[Je reproduis ici un chapitre d’un ouvrage tout récent, publié aux éditions L’échappée : Ventres à louer, une critique féministe de la GPA, coordonné par Ana-Luana Stoicea-Deram et Marie-Josèphe Devillers.
Grand merci aux autrices et aux éditions L’échappée pour l’autorisation de reproduire ce chapitre]
L’exploitation reproductive, faussement appelée maternité de substitution, consiste à fragmenter et à briser le lien materno-filial, lien primordial de l’espèce humaine. Fracture qui est à l’origine de toutes les violations des droits humains à l’encontre des femmes et des nouveau-nés.
Bien que de plus en plus de personnes soient conscientes de la violation des droits des femmes dites « porteuses » et des nouveau-nés, il existe un aspect de cette pratique violente dont on parle peu et qui reste à l’arrière-plan : les conditions requises pour devenir mère porteuse, qui constituent une attaque contre les droits des femmes, en particulier leurs droits sexuels et reproductifs.
IMPOSER DES CRITÈRES STRICTS
L’industrie de l’exploitation reproductive se targue de sélectionner les candidates mères porteuses sur des critères très stricts, avec un examen complet et une évaluation scrupuleuse qui éliminent la majeure partie des candidates.
Les exigences en question varient sensiblement en fonction de la législation des pays où la pratique est légale ou autorisée : se situer dans une certaine tranche d’âge, bénéficier d’une condition physique satisfaisante, d’un rapport poids-taille adéquat, être exempte d’antécédents psychiatriques et pénaux, ne pas avoir de liens familiaux avec les parents commanditaires, disposer d’un certain niveau de revenus – même minime –, de préférence ne pas être mariée, ne pas avoir subi plus de X césariennes, ne pas consommer de tabac, de drogues et d’alcool[1]… Mais l’exigence universelle est que la candidate recrutée pour porter un enfant pour le compte de tiers ait eu au moins un enfant vivant et en bonne santé.
Ces critères de sélection tant vantés fluctuent en fonction de l’offre et de la demande. Aujourd’hui, en raison de la catastrophe économique provoquée par le covid et de l’aggravation de la féminisation de la pauvreté qui en découle, de plus en plus de femmes sont prêtes à s’y engager pour assurer leur subsistance et celle de leur famille. Leur imposer le respect des conditions requises en devient d’autant plus facile.

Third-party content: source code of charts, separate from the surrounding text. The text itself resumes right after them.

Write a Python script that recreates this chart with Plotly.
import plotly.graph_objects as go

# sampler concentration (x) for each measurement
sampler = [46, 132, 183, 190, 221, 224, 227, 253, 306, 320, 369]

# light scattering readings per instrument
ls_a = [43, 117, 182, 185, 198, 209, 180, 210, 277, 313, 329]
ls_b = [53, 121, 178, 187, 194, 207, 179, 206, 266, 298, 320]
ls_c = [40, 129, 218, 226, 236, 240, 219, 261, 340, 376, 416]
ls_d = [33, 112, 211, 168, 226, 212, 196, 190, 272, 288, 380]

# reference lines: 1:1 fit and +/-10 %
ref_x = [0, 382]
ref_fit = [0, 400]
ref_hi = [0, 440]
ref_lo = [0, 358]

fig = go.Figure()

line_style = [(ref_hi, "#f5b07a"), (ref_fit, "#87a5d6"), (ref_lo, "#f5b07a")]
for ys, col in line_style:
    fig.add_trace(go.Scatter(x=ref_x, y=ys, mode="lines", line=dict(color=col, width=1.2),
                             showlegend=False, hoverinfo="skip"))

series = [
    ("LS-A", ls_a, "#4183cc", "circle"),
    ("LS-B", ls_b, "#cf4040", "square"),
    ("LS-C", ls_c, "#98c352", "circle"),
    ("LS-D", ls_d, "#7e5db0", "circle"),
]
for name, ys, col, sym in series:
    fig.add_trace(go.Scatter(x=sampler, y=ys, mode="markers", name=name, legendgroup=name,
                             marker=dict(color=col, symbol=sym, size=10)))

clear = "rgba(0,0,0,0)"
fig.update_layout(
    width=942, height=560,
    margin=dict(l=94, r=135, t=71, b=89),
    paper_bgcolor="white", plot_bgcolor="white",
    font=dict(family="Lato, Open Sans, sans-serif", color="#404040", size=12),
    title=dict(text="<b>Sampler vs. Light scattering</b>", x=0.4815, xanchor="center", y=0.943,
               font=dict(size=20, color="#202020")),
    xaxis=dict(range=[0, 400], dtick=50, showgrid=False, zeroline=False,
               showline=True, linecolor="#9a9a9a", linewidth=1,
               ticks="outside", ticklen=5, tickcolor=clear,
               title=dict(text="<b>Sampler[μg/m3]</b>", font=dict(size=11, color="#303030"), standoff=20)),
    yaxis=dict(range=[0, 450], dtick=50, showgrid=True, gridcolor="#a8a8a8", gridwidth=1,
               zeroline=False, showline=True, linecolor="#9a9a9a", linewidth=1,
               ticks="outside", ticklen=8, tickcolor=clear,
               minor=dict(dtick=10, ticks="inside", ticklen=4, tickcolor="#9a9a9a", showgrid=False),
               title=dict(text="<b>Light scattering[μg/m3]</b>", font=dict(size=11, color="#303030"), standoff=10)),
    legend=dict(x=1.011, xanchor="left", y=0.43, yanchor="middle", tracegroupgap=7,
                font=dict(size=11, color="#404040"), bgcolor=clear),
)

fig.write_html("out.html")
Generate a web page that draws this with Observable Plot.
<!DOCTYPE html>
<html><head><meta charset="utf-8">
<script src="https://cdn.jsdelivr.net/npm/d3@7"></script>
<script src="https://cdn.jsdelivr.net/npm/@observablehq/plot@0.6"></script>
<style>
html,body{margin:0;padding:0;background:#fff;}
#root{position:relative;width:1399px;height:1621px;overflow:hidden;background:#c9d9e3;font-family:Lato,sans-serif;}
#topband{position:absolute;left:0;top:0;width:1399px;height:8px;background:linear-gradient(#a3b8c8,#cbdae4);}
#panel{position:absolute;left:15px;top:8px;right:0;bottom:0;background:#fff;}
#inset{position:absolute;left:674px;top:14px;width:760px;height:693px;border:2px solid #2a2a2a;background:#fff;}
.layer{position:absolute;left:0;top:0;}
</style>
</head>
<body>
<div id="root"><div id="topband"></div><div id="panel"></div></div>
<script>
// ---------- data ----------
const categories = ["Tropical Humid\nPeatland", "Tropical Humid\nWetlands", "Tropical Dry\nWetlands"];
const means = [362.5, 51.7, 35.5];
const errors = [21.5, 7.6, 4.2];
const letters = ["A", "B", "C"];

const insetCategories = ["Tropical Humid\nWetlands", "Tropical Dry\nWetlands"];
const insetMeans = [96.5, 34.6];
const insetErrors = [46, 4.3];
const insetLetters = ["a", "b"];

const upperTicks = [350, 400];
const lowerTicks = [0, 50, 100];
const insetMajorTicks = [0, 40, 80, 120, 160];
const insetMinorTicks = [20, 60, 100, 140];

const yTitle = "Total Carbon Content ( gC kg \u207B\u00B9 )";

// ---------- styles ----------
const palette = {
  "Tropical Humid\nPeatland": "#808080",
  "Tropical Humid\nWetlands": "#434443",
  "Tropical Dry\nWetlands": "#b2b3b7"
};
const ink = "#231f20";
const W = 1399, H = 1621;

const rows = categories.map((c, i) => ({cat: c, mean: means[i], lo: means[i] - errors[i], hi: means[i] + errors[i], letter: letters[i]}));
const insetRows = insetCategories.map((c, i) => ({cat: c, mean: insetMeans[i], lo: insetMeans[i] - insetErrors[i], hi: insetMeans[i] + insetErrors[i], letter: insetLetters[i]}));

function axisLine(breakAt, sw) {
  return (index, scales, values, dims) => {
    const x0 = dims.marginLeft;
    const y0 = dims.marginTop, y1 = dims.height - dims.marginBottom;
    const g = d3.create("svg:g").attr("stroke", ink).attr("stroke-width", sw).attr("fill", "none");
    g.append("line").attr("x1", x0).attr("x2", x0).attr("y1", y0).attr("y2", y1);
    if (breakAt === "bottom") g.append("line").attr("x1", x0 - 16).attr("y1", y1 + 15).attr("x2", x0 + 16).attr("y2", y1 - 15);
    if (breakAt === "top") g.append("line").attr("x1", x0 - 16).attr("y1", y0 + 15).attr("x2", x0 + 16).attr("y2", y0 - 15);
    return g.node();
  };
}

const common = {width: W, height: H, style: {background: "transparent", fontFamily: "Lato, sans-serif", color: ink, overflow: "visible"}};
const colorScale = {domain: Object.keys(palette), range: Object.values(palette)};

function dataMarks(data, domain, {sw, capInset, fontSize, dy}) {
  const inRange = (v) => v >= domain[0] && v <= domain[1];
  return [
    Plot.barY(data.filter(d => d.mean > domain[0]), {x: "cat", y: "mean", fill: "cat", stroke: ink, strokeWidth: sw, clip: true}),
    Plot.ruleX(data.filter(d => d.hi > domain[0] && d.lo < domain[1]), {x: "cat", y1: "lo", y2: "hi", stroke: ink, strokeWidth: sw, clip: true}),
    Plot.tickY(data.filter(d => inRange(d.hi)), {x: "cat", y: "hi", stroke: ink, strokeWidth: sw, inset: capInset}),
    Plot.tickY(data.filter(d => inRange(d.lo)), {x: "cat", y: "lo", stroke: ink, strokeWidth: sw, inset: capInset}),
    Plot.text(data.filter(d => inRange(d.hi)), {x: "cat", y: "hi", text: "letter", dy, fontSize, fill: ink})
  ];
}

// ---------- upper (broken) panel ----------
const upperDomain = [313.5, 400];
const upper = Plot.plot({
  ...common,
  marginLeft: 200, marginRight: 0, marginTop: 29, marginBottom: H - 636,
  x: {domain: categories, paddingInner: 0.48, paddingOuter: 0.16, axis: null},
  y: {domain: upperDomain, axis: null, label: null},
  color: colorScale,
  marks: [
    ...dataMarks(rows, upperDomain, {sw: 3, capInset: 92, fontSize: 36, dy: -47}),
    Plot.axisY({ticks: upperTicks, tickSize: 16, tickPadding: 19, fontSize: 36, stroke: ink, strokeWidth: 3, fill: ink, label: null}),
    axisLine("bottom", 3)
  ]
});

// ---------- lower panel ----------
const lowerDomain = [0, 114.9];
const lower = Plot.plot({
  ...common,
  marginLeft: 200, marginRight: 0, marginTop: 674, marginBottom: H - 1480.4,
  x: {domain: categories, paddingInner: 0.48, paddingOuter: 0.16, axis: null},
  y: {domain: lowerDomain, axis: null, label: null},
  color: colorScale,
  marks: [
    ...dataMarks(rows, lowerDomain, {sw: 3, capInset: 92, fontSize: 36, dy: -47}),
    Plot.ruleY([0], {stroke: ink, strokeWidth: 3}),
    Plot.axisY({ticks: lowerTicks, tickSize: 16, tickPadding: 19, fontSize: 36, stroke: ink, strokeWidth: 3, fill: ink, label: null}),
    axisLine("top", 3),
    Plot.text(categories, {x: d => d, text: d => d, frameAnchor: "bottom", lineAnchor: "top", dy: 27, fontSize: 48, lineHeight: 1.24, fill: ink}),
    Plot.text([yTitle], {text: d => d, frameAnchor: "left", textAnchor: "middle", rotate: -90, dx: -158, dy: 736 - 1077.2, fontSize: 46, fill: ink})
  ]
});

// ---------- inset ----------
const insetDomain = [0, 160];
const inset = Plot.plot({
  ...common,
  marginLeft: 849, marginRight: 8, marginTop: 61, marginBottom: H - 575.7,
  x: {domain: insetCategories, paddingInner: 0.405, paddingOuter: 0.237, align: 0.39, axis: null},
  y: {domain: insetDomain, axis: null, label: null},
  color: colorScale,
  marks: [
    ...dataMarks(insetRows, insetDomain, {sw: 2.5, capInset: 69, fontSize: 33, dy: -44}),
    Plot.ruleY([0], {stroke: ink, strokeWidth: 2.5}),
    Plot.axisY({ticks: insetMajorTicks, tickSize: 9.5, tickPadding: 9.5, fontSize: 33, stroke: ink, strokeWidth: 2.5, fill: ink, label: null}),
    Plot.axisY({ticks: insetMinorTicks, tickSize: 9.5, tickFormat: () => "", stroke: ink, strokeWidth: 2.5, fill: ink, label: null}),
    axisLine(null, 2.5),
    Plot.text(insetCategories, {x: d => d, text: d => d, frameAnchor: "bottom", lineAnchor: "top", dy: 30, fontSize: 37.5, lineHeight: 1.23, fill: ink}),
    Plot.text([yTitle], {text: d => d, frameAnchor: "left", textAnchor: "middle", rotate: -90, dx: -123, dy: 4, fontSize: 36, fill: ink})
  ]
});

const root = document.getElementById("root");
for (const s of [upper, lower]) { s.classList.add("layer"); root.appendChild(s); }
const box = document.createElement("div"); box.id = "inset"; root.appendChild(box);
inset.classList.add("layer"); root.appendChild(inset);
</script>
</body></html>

Ce premier filtre passé, les cliniques, les agences et les commanditaires eux-mêmes imposent à leur tour leurs propres exigences, qu’il s’agisse, par exemple, d’examens médico-légaux surprises pour vérifier que la femme enceinte s’est effectivement abstenue de fumer, de boire ou de consommer des drogues, qu’elle est une femme honorable, qu’elle est croyante et craint Dieu, qu’elle acceptera d’allaiter l’enfant jusqu’à 24 mois… Nous avons même rencontré récemment un cas pour le moins inquiétant : des parents commanditaires exigent de « leurs » porteuses qu’elles ne soient pas vaccinées contre le covid et qu’elles s’engagent à ne pas l’être pendant leur grossesse ; dans le cas contraire, elles risqueraient d’être contraintes à avorter.
DEUX POIDS, DEUX MESURES
En revanche, les conditions imposées aux clients sont minimes et sont même, quand elles existent, considérées comme discriminatoires. Par exemple, si la législation définit que seuls auront accès à la pratique les ressortissants ou les résidents, les couples hétérosexuels mariés ou les personnes appartenant à une tranche d’âge spécifique, on fait valoir que cela stigmatise les étrangers, les couples de même sexe, les célibataires, les personnes âgées. Mais ces exigences sont rapidement et facilement caduques, car la seule condition à laquelle les clients doivent réellement répondre est celle de disposer d’une capacité financière suffisante.